1QFY17 results met our expectations

Mapletree Industrial Trust (MIT) reported its 1QFY17 results which came in within our expectations. Gross revenue rose 3.0% YoY to S$84.1m, meeting 24.7% of our FY17 forecasts. This was driven by higher rental rates achieved across all its property segments and improved occupancies at its High-Tech Buildings and Business Park Buildings.

NPI increased at a stronger pace of 6.0% YoY to S$63.8m as a result of better margins for all its business segments, with the exception of Light Industrial Buildings. DPU of 2.85 S cents represented a growth of 4.4% and constituted 25.6% of our full-year projection.

Mixed rental reversion figures for renewal leases

During the quarter, MIT achieved positive rental reversions of 1.3% and 2.1% for its Flatted Factories and Hi-Tech Buildings for its renewal leases. However, renewal rental reversions were negative for its Business Park Buildings (-1.5%) and Stack-Up/Ramp-Up Buildings (-4.7%).

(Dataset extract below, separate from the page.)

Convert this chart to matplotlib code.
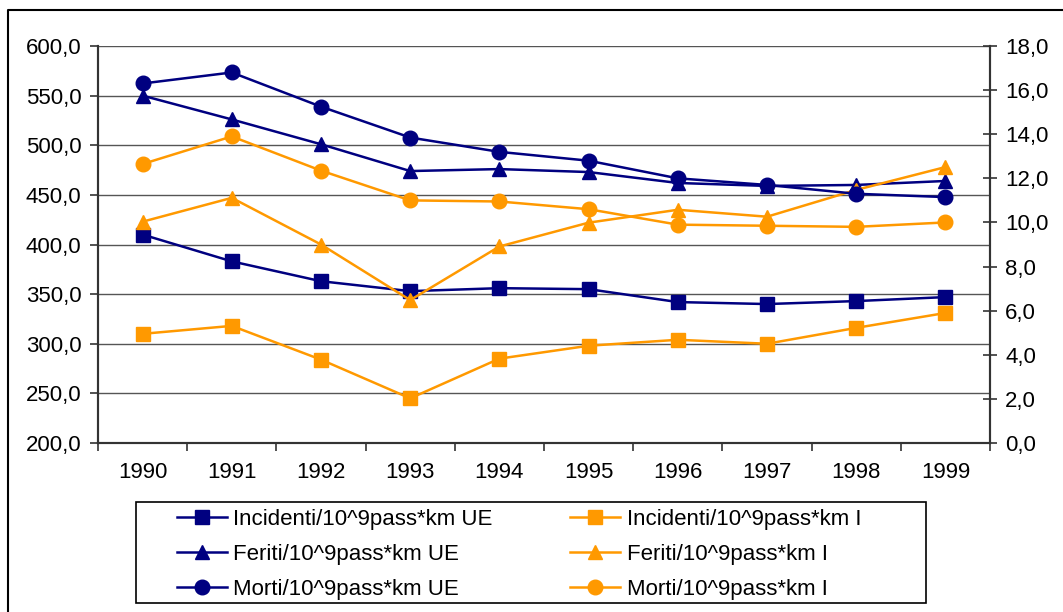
import numpy as np
import matplotlib
matplotlib.use("Agg")
import matplotlib.pyplot as plt
from matplotlib.lines import Line2D
from matplotlib.patches import Rectangle
from matplotlib.ticker import FuncFormatter

plt.rcParams["font.family"] = ["Liberation Sans", "DejaVu Sans"]
plt.rcParams["font.size"] = 16

# dati
anni = ["1990", "1991", "1992", "1993", "1994", "1995", "1996", "1997", "1998", "1999"]
incidenti_ue = [410, 383, 363, 353, 356, 355, 342, 340, 343, 347]
incidenti_i = [310, 318, 284, 245, 285, 298, 304, 300, 316, 331]
feriti_ue = [550, 526, 501, 474, 476, 473, 462, 459, 460, 464]
feriti_i = [423, 447, 400, 344, 398, 422, 435, 428, 455, 478]
# asse destro
morti_ue = [16.3, 16.8, 15.25, 13.85, 13.2, 12.8, 12.0, 11.7, 11.3, 11.15]
morti_i = [12.65, 13.9, 12.35, 11.0, 10.95, 10.6, 9.9, 9.85, 9.8, 10.0]

BLU = "#000080"
ARANCIO = "#FF9900"
W, H = 1063, 612

fig = plt.figure(figsize=(W / 100, H / 100), dpi=100)
ax = fig.add_axes([98 / W, 1 - 443 / H, (990 - 98) / W, (443 - 46) / H])
ax2 = ax.twinx()

x = np.arange(len(anni))
lw = 1.8
ms_q, ms_t, ms_c = 9.5, 10, 10.5

h1, = ax.plot(x, incidenti_ue, color=BLU, lw=lw, marker="s", ms=ms_q, label="Incidenti/10^9pass*km UE")
h2, = ax.plot(x, incidenti_i, color=ARANCIO, lw=lw, marker="s", ms=ms_q, label="Incidenti/10^9pass*km I")
h3, = ax.plot(x, feriti_ue, color=BLU, lw=lw, marker="^", ms=ms_t, label="Feriti/10^9pass*km UE")
h4, = ax.plot(x, feriti_i, color=ARANCIO, lw=lw, marker="^", ms=ms_t, label="Feriti/10^9pass*km I")
h5, = ax2.plot(x, morti_ue, color=BLU, lw=lw, marker="o", ms=ms_c, label="Morti/10^9pass*km UE")
h6, = ax2.plot(x, morti_i, color=ARANCIO, lw=lw, marker="o", ms=ms_c, label="Morti/10^9pass*km I")

# assi
ax.set_xlim(-0.5, len(anni) - 0.5)
ax.set_ylim(200, 600)
ax2.set_ylim(0, 18)
ax.set_yticks(np.arange(200, 601, 50))
ax2.set_yticks(np.arange(0, 19, 2))
virgola = FuncFormatter(lambda v, p: f"{v:.1f}".replace(".", ","))
ax.yaxis.set_major_formatter(virgola)
ax2.yaxis.set_major_formatter(virgola)

ax.set_xticks(np.arange(-0.5, len(anni), 1))
ax.set_xticklabels([])
ax.set_xticks(x, minor=True)
ax.set_xticklabels(anni, minor=True)
ax.tick_params(axis="x", which="major", direction="out", length=6, width=1.2, color="#333333")
ax.tick_params(axis="x", which="minor", length=0, pad=14)
ax.tick_params(axis="y", direction="out", length=6, width=1.2, color="#333333", pad=6)
ax2.tick_params(axis="y", direction="inout", length=10, width=1.2, color="#333333", pad=6)

ax.grid(axis="y", color="#555555", lw=1.0)
ax.set_axisbelow(True)
for a in (ax, ax2):
    a.spines["top"].set_visible(False)
    for s in ("left", "right", "bottom"):
        a.spines[s].set_color("#333333")
        a.spines[s].set_linewidth(1.5)
    a.patch.set_alpha(0)

# legenda
fig.add_artist(Rectangle((136 / W, 1 - 603 / H), (926 - 136) / W, (603 - 502) / H,
                         transform=fig.transFigure, fill=False, ec="black", lw=1.2))
fig.legend(handles=[h1, h3, h5, h2, h4, h6], ncol=2, frameon=False,
           loc="upper left", bbox_to_anchor=(177 / W, 1 - 509 / H),
           borderpad=0, borderaxespad=0, handlelength=2.25, handletextpad=0.28,
           columnspacing=3.5, labelspacing=0.62)

# cornice esterna
fig.add_artist(Line2D([8 / W, 8 / W, 1.0], [0.0, 1 - 10 / H, 1 - 10 / H],
                      transform=fig.transFigure, color="black", lw=1.5))

fig.savefig("out.png", dpi=100)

Average portfolio passing rents came in at S$1.92 psf/month, marginally higher than the S$1.90 psf/month rental rate achieved as at end-4QFY16. Due to MIT’s active lease management, it lowered its expiring leases (by gross rental income) from 21.1% in the preceding quarter to 14.1%. Overall portfolio occupancy slipped slightly from 94.6% (as at 31 Mar 2016) to 93.0%, with the main drag coming from its Light Industrial Buildings (-11.4 ppt QoQ).

Maintain HOLD

In terms of financial position, MIT has a healthy aggregate leverage of 28.2%, which is one of the lowest within the S-REITs universe. 87.6% of its debt has been hedged for a weighted average term of 2.7 years. Although S$470m of its interest rate hedges will expire in FY17, MIT has already extended or replaced S$200m of these.

It expects the replacements of expiring hedges to be more costly in view of the low interest rates of these hedges entered in the past. We retain our forecasts given this in-line set of results, but raise our fair value from S$1.64 to S$1.67, as we factor in a lower risk-free rate assumption of 2.4% (previously 3.0%) in our model. Maintain HOLD.